### Written request
Leave the pictures out and quote every line from the start of the listing to the line with "ord4.north) -- (ord4.north);", inclusive.

### Data lines
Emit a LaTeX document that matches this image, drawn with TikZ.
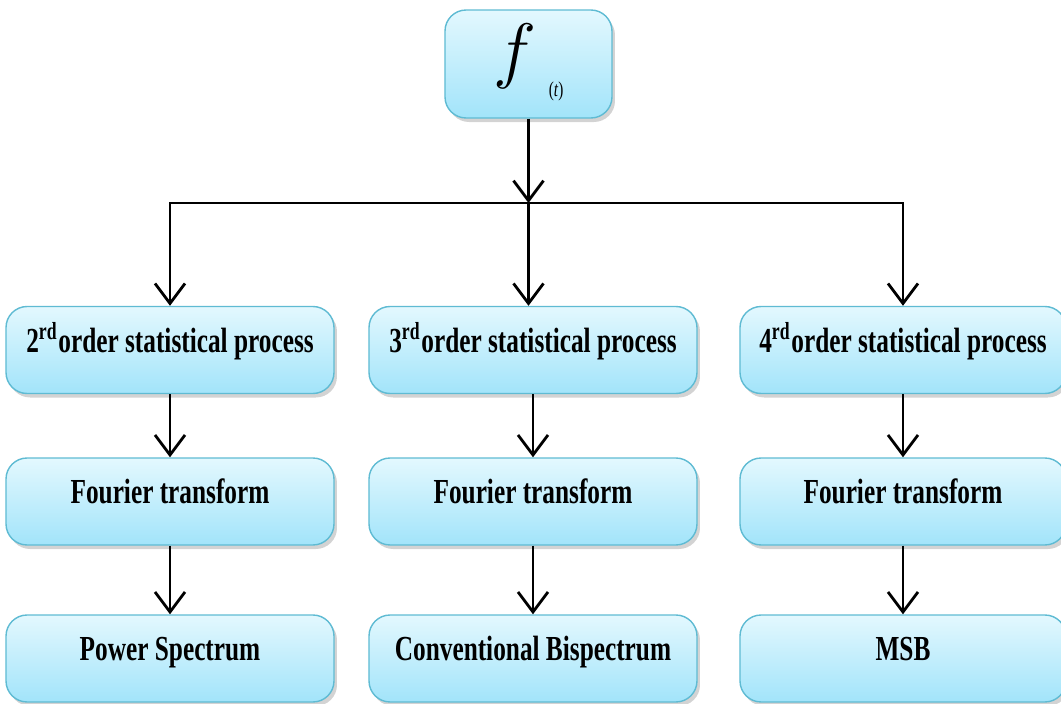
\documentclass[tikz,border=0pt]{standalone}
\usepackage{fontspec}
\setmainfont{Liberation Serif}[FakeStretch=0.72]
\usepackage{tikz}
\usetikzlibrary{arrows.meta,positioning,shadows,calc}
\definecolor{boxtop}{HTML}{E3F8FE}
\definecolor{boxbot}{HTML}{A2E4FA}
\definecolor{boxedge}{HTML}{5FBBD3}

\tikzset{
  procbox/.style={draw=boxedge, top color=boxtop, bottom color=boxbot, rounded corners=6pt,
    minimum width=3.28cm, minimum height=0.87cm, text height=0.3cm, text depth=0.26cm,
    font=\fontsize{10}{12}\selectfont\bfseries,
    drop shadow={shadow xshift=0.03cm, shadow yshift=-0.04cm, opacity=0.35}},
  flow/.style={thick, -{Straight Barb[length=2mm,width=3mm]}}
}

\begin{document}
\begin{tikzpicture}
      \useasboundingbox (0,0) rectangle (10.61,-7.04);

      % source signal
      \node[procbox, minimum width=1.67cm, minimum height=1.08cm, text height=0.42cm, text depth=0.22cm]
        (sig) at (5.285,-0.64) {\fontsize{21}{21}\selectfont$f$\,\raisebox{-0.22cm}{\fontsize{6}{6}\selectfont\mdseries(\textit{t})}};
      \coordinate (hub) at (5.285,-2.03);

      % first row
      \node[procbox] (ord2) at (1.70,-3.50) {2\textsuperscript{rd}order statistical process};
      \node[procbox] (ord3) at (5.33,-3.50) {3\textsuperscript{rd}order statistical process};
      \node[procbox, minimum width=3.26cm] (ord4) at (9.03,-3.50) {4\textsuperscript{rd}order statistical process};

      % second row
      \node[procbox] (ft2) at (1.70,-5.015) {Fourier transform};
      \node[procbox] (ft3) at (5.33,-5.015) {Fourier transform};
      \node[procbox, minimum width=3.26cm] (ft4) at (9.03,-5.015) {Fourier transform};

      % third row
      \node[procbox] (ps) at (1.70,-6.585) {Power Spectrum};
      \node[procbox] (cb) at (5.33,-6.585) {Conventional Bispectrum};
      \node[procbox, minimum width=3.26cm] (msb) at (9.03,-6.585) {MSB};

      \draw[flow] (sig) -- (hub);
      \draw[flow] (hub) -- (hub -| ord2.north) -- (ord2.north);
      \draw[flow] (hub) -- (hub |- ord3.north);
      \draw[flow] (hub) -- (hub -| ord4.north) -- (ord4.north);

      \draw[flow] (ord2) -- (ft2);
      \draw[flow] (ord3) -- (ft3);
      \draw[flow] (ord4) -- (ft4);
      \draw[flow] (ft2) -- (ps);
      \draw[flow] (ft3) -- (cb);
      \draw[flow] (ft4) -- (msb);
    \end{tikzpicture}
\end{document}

### In response
Emit a LaTeX document that matches this image, drawn with TikZ.
\documentclass[tikz,border=0pt]{standalone}
\usepackage{fontspec}
\setmainfont{Liberation Serif}[FakeStretch=0.72]
\usepackage{tikz}
\usetikzlibrary{arrows.meta,positioning,shadows,calc}
\definecolor{boxtop}{HTML}{E3F8FE}
\definecolor{boxbot}{HTML}{A2E4FA}
\definecolor{boxedge}{HTML}{5FBBD3}

\tikzset{
  procbox/.style={draw=boxedge, top color=boxtop, bottom color=boxbot, rounded corners=6pt,
    minimum width=3.28cm, minimum height=0.87cm, text height=0.3cm, text depth=0.26cm,
    font=\fontsize{10}{12}\selectfont\bfseries,
    drop shadow={shadow xshift=0.03cm, shadow yshift=-0.04cm, opacity=0.35}},
  flow/.style={thick, -{Straight Barb[length=2mm,width=3mm]}}
}

\begin{document}
\begin{tikzpicture}
      \useasboundingbox (0,0) rectangle (10.61,-7.04);

      % source signal
      \node[procbox, minimum width=1.67cm, minimum height=1.08cm, text height=0.42cm, text depth=0.22cm]
        (sig) at (5.285,-0.64) {\fontsize{21}{21}\selectfont$f$\,\raisebox{-0.22cm}{\fontsize{6}{6}\selectfont\mdseries(\textit{t})}};
      \coordinate (hub) at (5.285,-2.03);

      % first row
      \node[procbox] (ord2) at (1.70,-3.50) {2\textsuperscript{rd}order statistical process};
      \node[procbox] (ord3) at (5.33,-3.50) {3\textsuperscript{rd}order statistical process};
      \node[procbox, minimum width=3.26cm] (ord4) at (9.03,-3.50) {4\textsuperscript{rd}order statistical process};

      % second row
      \node[procbox] (ft2) at (1.70,-5.015) {Fourier transform};
      \node[procbox] (ft3) at (5.33,-5.015) {Fourier transform};
      \node[procbox, minimum width=3.26cm] (ft4) at (9.03,-5.015) {Fourier transform};

      % third row
      \node[procbox] (ps) at (1.70,-6.585) {Power Spectrum};
      \node[procbox] (cb) at (5.33,-6.585) {Conventional Bispectrum};
      \node[procbox, minimum width=3.26cm] (msb) at (9.03,-6.585) {MSB};

      \draw[flow] (sig) -- (hub);
      \draw[flow] (hub) -- (hub -| ord2.north) -- (ord2.north);
      \draw[flow] (hub) -- (hub |- ord3.north);
      \draw[flow] (hub) -- (hub -| ord4.north) -- (ord4.north);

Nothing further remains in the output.